The thing about monologue is that it’s immediate. It happens now. It happens here. And it is literally “im-mediate”, in that there is ostensibly no mediation: nothing intervening between the character and the audience. That’s why, in certain magical theatrical circumstances, it can seem to fill the world. Everyone can think of a moment in a great play when attention zooms in on a single character telling a story – and the audience simply stops breathing. It happened memorably in Conor McPherson’s The Weir (1998), for example, as each of the characters told their tale; and in Bryony Lavery’s Frozen (1998, 2002). It’s a famous reward at the end of Eugene O’Neill’s The Iceman Cometh (1940); and in Pinter’s The Caretaker (1960), with its pivotal speech from Aston about the electro-convulsive therapy, it provides one of the best moments of western theatre.

“He showed me a pile of papers, and he said that I’d got something, some complaint. He said … he just said that, you see. You’ve got … this thing. That’s your complaint. And we’ve decided, he said, that in your interests there’s only one course we can take […] he said, we’re going to do something to your brain.”

Elsewhere on the non-legitimate stage there have always been monologues, too. Variety has thrown up many brilliant monologists, from Dan Leno to Joyce Grenfell, from Robert Benchley to Bob Newhart, to Whoopi Goldberg. I am a great fan of Michael Frayn’s brilliant dinner-party spitting monologue (“Do you spit? No? You don’t mind if I do?”) But two things separate all these earlier types of monologue from the Alan Bennett talking head: they are generally addressed to a particular person (“Is dis not a smeshing cocktail party? I am so fond for a cocktail party,” begins one of Joyce Grenfell’s); and, more important, they do not move on in time. The critic Dorothy Mermin wrote in 1983, “Monologue lacks the resources to develop the temporal dimension, the notion of life as a continuing process of growth and change.” But within five years of this party-pooping pronouncement, Alan Bennett had disproved it. It was a simple solution. He wrote his monologues in scenes.

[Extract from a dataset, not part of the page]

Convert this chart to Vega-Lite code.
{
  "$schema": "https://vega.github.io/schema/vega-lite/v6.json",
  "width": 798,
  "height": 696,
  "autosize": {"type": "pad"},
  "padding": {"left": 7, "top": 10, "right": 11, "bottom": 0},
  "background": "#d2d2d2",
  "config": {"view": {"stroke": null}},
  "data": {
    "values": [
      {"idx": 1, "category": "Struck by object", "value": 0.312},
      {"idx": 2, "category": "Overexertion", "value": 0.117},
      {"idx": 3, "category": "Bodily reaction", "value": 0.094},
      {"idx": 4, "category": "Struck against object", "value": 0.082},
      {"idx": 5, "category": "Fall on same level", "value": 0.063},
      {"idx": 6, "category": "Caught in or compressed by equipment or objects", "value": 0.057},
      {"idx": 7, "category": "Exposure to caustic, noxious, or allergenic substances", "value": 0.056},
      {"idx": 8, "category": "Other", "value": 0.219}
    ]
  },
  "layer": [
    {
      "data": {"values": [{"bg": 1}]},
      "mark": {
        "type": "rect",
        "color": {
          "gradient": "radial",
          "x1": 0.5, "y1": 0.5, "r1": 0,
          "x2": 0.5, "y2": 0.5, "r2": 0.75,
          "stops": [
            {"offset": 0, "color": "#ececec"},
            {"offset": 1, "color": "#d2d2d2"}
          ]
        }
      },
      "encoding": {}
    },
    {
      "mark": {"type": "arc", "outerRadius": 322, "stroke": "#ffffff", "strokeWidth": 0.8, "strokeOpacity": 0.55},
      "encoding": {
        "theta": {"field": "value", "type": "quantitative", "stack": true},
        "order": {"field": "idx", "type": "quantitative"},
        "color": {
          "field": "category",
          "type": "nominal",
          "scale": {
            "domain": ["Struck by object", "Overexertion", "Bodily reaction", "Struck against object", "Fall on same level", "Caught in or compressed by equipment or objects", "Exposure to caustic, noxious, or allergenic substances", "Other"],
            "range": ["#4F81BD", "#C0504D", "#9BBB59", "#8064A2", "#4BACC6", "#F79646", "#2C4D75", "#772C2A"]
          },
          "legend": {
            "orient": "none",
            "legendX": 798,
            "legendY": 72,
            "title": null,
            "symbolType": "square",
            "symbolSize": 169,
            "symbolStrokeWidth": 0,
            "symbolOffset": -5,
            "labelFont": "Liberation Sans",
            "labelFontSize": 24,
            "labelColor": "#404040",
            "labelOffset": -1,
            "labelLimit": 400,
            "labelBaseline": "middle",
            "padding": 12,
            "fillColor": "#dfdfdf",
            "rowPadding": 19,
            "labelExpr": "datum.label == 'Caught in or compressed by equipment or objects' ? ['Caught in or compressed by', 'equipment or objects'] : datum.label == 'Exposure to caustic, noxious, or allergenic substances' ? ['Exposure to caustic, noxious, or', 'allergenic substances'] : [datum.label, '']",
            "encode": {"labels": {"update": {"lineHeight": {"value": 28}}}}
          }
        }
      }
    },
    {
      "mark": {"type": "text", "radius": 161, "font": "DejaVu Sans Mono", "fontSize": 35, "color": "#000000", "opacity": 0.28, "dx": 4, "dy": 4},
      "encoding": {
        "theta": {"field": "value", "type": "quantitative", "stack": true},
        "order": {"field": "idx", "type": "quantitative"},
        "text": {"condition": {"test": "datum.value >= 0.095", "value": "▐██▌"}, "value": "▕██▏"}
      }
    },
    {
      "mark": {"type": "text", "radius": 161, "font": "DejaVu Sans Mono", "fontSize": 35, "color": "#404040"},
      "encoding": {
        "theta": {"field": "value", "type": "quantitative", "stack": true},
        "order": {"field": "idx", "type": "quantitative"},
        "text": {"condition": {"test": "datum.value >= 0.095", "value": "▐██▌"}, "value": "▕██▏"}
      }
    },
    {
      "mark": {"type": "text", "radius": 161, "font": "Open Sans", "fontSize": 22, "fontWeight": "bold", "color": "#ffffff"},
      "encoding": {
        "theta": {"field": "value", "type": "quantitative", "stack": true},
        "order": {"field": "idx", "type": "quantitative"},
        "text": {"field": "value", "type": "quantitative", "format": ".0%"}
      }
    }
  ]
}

When I decided to try my own hand at monologues for the radio (for the first series of A Certain Age, 2002), I adopted the Talking Heads model quite unthinkingly, assuming it was of classical origins. And surely the multiple-scene, talking-to-nobody-in-particular structure was a natural way to tell a story, being the dramatic equivalent of the video diary? However, I now realise that when the first series of Talking Heads was written in 1988, it was probably revolutionary. It added a crucial fourth dimension to a well-established form. Alan Bennett is, arguably, the Doctor Who of the monologue.

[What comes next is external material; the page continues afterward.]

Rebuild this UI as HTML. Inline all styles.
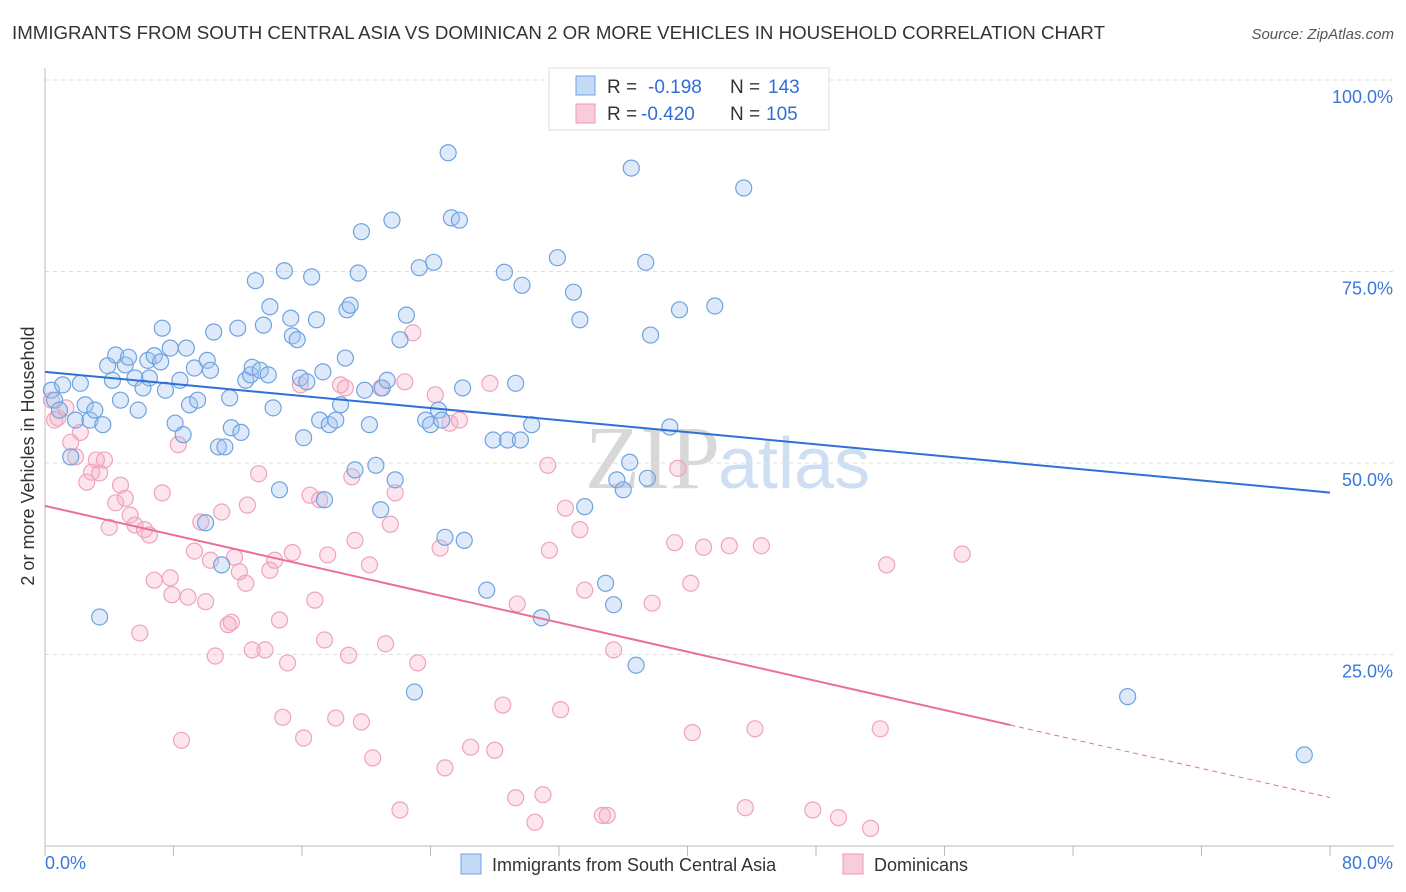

They are bloody hard to do, by the way. They wear you out; wring you dry. Getting inside your characters’ heads and manipulating their lives entirely from within requires a muscular imagination, to say the least. It’s like Being John Malkovich, but thankfully without all that exaggerated stooping. I’ve now tried monologues with twists as well as ones that are more concerned with exposition. I’ve tried light ones and deeper ones; redemptive and non-redemptive. It’s astonishing how many things you have to think about. Supremely, you must continually ask yourself, “How far does this person know what’s really going on? Do I know, either?” Bennett said his talking-head people “don’t quite know what they are saying, and are telling a story to the meaning of which they are not entirely privy.” Well, typical of him to make that sound easy, too.